▸ **DATASET CONTENT**:
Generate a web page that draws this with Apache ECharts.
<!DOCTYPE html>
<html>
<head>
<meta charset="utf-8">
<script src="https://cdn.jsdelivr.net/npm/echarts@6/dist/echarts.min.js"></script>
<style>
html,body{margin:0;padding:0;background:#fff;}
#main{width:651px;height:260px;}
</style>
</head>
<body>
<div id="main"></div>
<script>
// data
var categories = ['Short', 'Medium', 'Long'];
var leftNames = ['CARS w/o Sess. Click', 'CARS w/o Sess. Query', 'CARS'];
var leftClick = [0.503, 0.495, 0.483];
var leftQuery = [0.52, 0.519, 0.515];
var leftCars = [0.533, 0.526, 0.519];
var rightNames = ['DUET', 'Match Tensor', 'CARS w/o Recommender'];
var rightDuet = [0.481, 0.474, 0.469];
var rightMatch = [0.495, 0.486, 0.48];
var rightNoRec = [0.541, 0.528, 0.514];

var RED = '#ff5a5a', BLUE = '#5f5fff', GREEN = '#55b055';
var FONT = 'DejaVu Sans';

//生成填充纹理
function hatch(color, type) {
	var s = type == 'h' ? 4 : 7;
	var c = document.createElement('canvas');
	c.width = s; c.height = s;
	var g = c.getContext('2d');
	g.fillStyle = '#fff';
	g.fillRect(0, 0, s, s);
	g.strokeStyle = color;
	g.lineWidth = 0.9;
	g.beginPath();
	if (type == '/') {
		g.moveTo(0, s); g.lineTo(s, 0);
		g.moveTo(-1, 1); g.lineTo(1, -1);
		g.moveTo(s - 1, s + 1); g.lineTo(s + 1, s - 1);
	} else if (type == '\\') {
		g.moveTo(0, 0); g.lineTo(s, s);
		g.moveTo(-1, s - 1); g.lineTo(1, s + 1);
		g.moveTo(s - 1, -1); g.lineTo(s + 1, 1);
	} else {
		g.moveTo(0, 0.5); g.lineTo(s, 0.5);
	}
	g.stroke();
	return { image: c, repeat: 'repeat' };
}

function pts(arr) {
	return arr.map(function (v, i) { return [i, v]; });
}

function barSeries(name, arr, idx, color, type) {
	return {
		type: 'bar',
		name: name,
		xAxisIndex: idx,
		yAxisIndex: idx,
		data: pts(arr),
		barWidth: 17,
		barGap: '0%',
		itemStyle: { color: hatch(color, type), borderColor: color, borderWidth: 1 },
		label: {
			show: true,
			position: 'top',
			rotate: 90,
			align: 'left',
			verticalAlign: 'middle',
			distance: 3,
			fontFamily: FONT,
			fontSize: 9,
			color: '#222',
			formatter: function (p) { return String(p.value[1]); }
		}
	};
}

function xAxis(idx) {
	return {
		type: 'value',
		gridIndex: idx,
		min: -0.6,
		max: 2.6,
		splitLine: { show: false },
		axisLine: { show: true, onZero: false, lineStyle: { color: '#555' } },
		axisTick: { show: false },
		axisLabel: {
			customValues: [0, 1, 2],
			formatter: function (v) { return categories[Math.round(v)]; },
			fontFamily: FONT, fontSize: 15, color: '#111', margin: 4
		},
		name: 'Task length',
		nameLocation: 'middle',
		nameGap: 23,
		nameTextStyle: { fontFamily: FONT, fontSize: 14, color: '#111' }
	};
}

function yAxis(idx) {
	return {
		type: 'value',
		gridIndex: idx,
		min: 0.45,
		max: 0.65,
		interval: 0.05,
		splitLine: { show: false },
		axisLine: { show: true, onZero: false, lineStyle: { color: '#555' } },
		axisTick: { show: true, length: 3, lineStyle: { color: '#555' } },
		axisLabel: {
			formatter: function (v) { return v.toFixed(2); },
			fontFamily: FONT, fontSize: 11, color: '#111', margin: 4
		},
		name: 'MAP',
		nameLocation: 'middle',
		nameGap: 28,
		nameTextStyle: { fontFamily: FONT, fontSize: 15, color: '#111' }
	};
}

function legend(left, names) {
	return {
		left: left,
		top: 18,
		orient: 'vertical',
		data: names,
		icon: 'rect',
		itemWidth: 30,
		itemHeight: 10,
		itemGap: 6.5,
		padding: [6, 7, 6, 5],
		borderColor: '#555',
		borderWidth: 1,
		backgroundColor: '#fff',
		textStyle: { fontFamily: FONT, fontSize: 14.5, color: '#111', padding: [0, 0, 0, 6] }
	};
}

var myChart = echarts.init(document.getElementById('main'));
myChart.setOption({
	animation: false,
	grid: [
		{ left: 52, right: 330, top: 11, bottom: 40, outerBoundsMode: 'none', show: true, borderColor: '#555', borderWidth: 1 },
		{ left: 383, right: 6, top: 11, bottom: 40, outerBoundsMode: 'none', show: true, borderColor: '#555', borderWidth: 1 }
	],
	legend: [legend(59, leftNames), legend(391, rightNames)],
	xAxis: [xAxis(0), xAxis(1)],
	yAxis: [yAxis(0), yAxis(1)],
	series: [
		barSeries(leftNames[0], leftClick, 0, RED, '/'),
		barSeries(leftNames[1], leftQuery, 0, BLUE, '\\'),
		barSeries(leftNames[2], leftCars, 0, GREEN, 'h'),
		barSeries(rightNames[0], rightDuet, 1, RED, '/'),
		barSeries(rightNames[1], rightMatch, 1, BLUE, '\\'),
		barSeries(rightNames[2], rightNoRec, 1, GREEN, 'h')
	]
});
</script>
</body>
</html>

▸ **REQUIRED WORK**: Reproduce the material exactly, with every line intact.

▸ **FULL RESPONSE**:
Generate a web page that draws this with Apache ECharts.
<!DOCTYPE html>
<html>
<head>
<meta charset="utf-8">
<script src="https://cdn.jsdelivr.net/npm/echarts@6/dist/echarts.min.js"></script>
<style>
html,body{margin:0;padding:0;background:#fff;}
#main{width:651px;height:260px;}
</style>
</head>
<body>
<div id="main"></div>
<script>
// data
var categories = ['Short', 'Medium', 'Long'];
var leftNames = ['CARS w/o Sess. Click', 'CARS w/o Sess. Query', 'CARS'];
var leftClick = [0.503, 0.495, 0.483];
var leftQuery = [0.52, 0.519, 0.515];
var leftCars = [0.533, 0.526, 0.519];
var rightNames = ['DUET', 'Match Tensor', 'CARS w/o Recommender'];
var rightDuet = [0.481, 0.474, 0.469];
var rightMatch = [0.495, 0.486, 0.48];
var rightNoRec = [0.541, 0.528, 0.514];

var RED = '#ff5a5a', BLUE = '#5f5fff', GREEN = '#55b055';
var FONT = 'DejaVu Sans';

//生成填充纹理
function hatch(color, type) {
	var s = type == 'h' ? 4 : 7;
	var c = document.createElement('canvas');
	c.width = s; c.height = s;
	var g = c.getContext('2d');
	g.fillStyle = '#fff';
	g.fillRect(0, 0, s, s);
	g.strokeStyle = color;
	g.lineWidth = 0.9;
	g.beginPath();
	if (type == '/') {
		g.moveTo(0, s); g.lineTo(s, 0);
		g.moveTo(-1, 1); g.lineTo(1, -1);
		g.moveTo(s - 1, s + 1); g.lineTo(s + 1, s - 1);
	} else if (type == '\\') {
		g.moveTo(0, 0); g.lineTo(s, s);
		g.moveTo(-1, s - 1); g.lineTo(1, s + 1);
		g.moveTo(s - 1, -1); g.lineTo(s + 1, 1);
	} else {
		g.moveTo(0, 0.5); g.lineTo(s, 0.5);
	}
	g.stroke();
	return { image: c, repeat: 'repeat' };
}

function pts(arr) {
	return arr.map(function (v, i) { return [i, v]; });
}

function barSeries(name, arr, idx, color, type) {
	return {
		type: 'bar',
		name: name,
		xAxisIndex: idx,
		yAxisIndex: idx,
		data: pts(arr),
		barWidth: 17,
		barGap: '0%',
		itemStyle: { color: hatch(color, type), borderColor: color, borderWidth: 1 },
		label: {
			show: true,
			position: 'top',
			rotate: 90,
			align: 'left',
			verticalAlign: 'middle',
			distance: 3,
			fontFamily: FONT,
			fontSize: 9,
			color: '#222',
			formatter: function (p) { return String(p.value[1]); }
		}
	};
}

function xAxis(idx) {
	return {
		type: 'value',
		gridIndex: idx,
		min: -0.6,
		max: 2.6,
		splitLine: { show: false },
		axisLine: { show: true, onZero: false, lineStyle: { color: '#555' } },
		axisTick: { show: false },
		axisLabel: {
			customValues: [0, 1, 2],
			formatter: function (v) { return categories[Math.round(v)]; },
			fontFamily: FONT, fontSize: 15, color: '#111', margin: 4
		},
		name: 'Task length',
		nameLocation: 'middle',
		nameGap: 23,
		nameTextStyle: { fontFamily: FONT, fontSize: 14, color: '#111' }
	};
}

function yAxis(idx) {
	return {
		type: 'value',
		gridIndex: idx,
		min: 0.45,
		max: 0.65,
		interval: 0.05,
		splitLine: { show: false },
		axisLine: { show: true, onZero: false, lineStyle: { color: '#555' } },
		axisTick: { show: true, length: 3, lineStyle: { color: '#555' } },
		axisLabel: {
			formatter: function (v) { return v.toFixed(2); },
			fontFamily: FONT, fontSize: 11, color: '#111', margin: 4
		},
		name: 'MAP',
		nameLocation: 'middle',
		nameGap: 28,
		nameTextStyle: { fontFamily: FONT, fontSize: 15, color: '#111' }
	};
}

function legend(left, names) {
	return {
		left: left,
		top: 18,
		orient: 'vertical',
		data: names,
		icon: 'rect',
		itemWidth: 30,
		itemHeight: 10,
		itemGap: 6.5,
		padding: [6, 7, 6, 5],
		borderColor: '#555',
		borderWidth: 1,
		backgroundColor: '#fff',
		textStyle: { fontFamily: FONT, fontSize: 14.5, color: '#111', padding: [0, 0, 0, 6] }
	};
}

var myChart = echarts.init(document.getElementById('main'));
myChart.setOption({
	animation: false,
	grid: [
		{ left: 52, right: 330, top: 11, bottom: 40, outerBoundsMode: 'none', show: true, borderColor: '#555', borderWidth: 1 },
		{ left: 383, right: 6, top: 11, bottom: 40, outerBoundsMode: 'none', show: true, borderColor: '#555', borderWidth: 1 }
	],
	legend: [legend(59, leftNames), legend(391, rightNames)],
	xAxis: [xAxis(0), xAxis(1)],
	yAxis: [yAxis(0), yAxis(1)],
	series: [
		barSeries(leftNames[0], leftClick, 0, RED, '/'),
		barSeries(leftNames[1], leftQuery, 0, BLUE, '\\'),
		barSeries(leftNames[2], leftCars, 0, GREEN, 'h'),
		barSeries(rightNames[0], rightDuet, 1, RED, '/'),
		barSeries(rightNames[1], rightMatch, 1, BLUE, '\\'),
		barSeries(rightNames[2], rightNoRec, 1, GREEN, 'h')
	]
});
</script>
</body>
</html>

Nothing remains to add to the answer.